"The Brink of War" a titré le Daily Mail, soit le seuil de la guerre totale. La frappe de 60 missiles décidée par Donald Trump contre la base aérienne d'al-Shayrat, proche d'Homs en Syrie, appelle évidemment des mesures russes, moins diplomatiques que militaires. Pour le moment, le seul mouvement recensé, c'est un raid d'un appareil non déjà identifié (syrien ou russe) sur la ville de Kahan Seikhun. La cible, à la périphérie nord de la ville, semble avoir été symbolique et l'attaque n'a pas provoqué de victimes. En revanche, un porte-parole du ministère russe de la Défense a d'une part minimisé l'impact de la frappe sur la base syrienne (seuls 23 des 59 engins auraient atteint l'objectif), et d'autre part annoncé que la Russie allait renforcer la défense anti-aérienne des infrastructures militaires syriennes.

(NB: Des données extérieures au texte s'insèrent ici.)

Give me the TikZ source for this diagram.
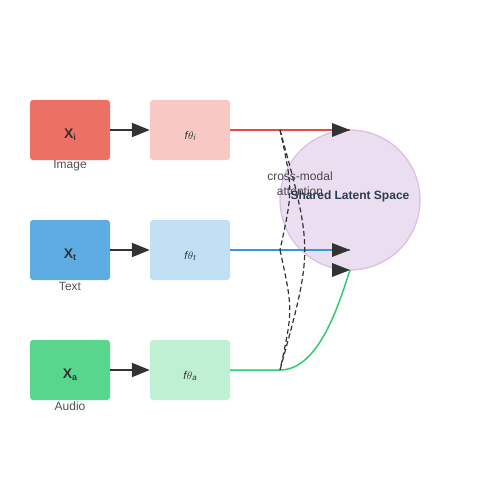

Vrais-faux, faux-vrais semblants

Selon le ministère russe de la Défense, seuls six Mig-23 syriens auraient été détruits et les pistes n'auraient pas été endommagées. Le chiffre est invérifiable, comme celui, variable, des militaires et civils syriens tués. Mais il semble bien que les pistes n'aient pas été vraiment mises hors d'état d'assurer l'envol ou l'atterrissage de chasseurs. C'est soit inquiétant (ce raid étasunien est un semi-fiasco, mal mené ou employant des missiles peu fiables), soit rassurant : Donald Trump se serait livré à une gesticulation médiatique mesurée, mais ne remettant pas en cause durablement la (faible et à présent suspendue) coopération entre forces russes et américaines pour la reprise de Raqqa encore tenue par Daesh.

La présidence syrienne vient de qualifier "d'irresponsable" le raid américain, et bien sûr totalement "injustifié". Le conseil de sécurité des Nations unies se réunira à la demande de la Russie, et a priori, il n'en ressortira rien, les positions respectives restant figées. En fait, bien moins qu'un avertissement au régime syrien, la décision de Donald Trump vise à signifier que les États-Unis font peu de cas de l'Onu.

Que, partant, de toutes autres opérations pourraient viser la Corée du Nord, sans préavis, sans concertation. C'est pourquoi la Chine a commenté qu'il fallait éviter "toute nouvelle détérioration de la situation en Syrie". Les soutiens de la "droite hors les murs" (alt-right) à Donald Trump tentent de faire croire que George Soros aurait manigancé l'explosion d'un dépôt de gaz sarin à al-Shayrat afin de pousser Donald Trump à commettre un impair.

Les partis européens qui avaient plébiscité le président américain se retranchent dans un pesant silence ou condamnent mollement une réaction américaine exagérée. C'est le cas de l'Ukip de Nigel Farage, pourtant personnellement très proche de Donald Trump : les soutiens de Trump étaient aussi, en fort nombre, des partisans de la coalition syro-russe-iranienne. On remarquera aussi que Russia Today publie sur divers de ses sites une tribune de l'historien John Laughland. Donald Trump serait "la marionnette de ce qu'on appelle l'État profond". Pour lui, "la fameuse révolution trumpienne, qui devait mettre fin à de longues décennies d'ingérence américaine, vient de s'évaporer comme la rosée matinale".

Et "les frappes aériennes sont (…) un outil pour donner l'apparence d'une virilité inexistante". Le torchon entre Maison blanche et Kremlin commence à sentir le roussi. Brûlera-t-il ? Il est trop prématuré de l'affirmer. Mais les forces russes vont se mêler plus étroitement aux forces syriennes. Si Trump récidivait, et provoquait des morts russes, ou si un jet étasunien détruisait un radar russe, Moscou répliquerait. Comment ? La suite ne dépendrait pas que de Donald Trump. Lequel, viril ou non, s'il n'en est conscient, se le verra rappeler très fortement.